# Written instruction
What is to be transcribed is the run of lines opening with the one that has "Recreate this image" and closing with the one that has "edgecolor=TXT, linewidth=1.3, width=0.465, ax=ax, zorder=2)", and only that run, exactly.

# Data lines
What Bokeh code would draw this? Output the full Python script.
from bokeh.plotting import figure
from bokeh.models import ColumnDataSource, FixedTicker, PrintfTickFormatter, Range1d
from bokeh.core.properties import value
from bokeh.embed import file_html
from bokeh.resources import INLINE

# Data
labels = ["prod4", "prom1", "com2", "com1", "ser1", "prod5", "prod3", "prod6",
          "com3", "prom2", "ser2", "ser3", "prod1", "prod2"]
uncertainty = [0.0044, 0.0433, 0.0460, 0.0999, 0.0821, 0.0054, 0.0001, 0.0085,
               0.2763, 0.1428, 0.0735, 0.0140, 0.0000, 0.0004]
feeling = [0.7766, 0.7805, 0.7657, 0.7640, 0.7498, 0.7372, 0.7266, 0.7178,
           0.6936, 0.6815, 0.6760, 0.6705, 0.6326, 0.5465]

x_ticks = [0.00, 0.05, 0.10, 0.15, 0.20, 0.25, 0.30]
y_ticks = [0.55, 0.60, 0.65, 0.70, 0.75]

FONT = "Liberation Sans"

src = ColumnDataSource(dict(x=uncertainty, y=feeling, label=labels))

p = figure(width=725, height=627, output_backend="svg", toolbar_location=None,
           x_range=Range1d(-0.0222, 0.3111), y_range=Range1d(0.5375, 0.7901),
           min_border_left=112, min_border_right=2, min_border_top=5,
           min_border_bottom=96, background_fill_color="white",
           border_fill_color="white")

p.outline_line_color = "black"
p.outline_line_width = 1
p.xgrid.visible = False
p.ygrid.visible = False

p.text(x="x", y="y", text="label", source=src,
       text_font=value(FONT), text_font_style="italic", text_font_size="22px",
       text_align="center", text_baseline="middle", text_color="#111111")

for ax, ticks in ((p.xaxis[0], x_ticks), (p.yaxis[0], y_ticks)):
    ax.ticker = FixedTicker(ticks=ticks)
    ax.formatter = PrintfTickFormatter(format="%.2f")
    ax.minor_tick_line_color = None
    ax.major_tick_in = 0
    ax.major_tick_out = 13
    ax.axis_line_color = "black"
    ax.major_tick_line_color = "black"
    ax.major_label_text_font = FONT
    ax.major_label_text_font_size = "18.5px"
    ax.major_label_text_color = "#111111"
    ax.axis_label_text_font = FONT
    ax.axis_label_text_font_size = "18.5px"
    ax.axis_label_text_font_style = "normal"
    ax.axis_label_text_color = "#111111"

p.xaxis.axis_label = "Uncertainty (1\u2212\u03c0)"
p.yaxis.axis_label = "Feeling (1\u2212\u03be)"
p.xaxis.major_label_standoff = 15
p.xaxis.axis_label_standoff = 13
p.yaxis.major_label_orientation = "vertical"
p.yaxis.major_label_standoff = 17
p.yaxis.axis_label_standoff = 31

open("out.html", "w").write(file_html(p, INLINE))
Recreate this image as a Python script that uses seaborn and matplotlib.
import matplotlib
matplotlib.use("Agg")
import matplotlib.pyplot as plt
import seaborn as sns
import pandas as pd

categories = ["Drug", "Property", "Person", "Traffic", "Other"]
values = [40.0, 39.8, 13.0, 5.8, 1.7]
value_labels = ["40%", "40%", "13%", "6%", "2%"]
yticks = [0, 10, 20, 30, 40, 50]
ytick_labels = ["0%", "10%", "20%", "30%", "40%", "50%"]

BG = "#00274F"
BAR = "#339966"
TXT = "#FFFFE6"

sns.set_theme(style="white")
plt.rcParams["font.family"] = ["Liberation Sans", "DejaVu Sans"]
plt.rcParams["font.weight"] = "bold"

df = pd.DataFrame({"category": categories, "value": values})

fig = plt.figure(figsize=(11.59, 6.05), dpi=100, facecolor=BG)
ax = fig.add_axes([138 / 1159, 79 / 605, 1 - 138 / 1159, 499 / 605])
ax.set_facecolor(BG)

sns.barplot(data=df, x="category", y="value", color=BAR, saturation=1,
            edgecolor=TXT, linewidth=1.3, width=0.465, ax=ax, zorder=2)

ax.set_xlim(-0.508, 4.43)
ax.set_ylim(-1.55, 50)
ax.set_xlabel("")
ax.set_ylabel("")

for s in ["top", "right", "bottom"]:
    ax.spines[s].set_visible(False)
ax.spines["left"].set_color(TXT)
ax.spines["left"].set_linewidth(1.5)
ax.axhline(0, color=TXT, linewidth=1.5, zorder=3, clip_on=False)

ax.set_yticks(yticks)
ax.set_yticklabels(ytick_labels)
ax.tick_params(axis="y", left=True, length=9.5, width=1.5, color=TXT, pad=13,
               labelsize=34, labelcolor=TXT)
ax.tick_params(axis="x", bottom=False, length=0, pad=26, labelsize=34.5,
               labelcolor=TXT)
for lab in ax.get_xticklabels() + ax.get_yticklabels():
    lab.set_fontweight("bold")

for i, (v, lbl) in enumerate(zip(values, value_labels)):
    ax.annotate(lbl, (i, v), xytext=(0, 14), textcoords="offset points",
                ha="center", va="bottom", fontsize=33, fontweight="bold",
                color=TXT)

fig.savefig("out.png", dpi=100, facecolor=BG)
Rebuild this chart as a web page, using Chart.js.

# In response
Recreate this image as a Python script that uses seaborn and matplotlib.
import matplotlib
matplotlib.use("Agg")
import matplotlib.pyplot as plt
import seaborn as sns
import pandas as pd

categories = ["Drug", "Property", "Person", "Traffic", "Other"]
values = [40.0, 39.8, 13.0, 5.8, 1.7]
value_labels = ["40%", "40%", "13%", "6%", "2%"]
yticks = [0, 10, 20, 30, 40, 50]
ytick_labels = ["0%", "10%", "20%", "30%", "40%", "50%"]

BG = "#00274F"
BAR = "#339966"
TXT = "#FFFFE6"

sns.set_theme(style="white")
plt.rcParams["font.family"] = ["Liberation Sans", "DejaVu Sans"]
plt.rcParams["font.weight"] = "bold"

df = pd.DataFrame({"category": categories, "value": values})

fig = plt.figure(figsize=(11.59, 6.05), dpi=100, facecolor=BG)
ax = fig.add_axes([138 / 1159, 79 / 605, 1 - 138 / 1159, 499 / 605])
ax.set_facecolor(BG)

sns.barplot(data=df, x="category", y="value", color=BAR, saturation=1,
            edgecolor=TXT, linewidth=1.3, width=0.465, ax=ax, zorder=2)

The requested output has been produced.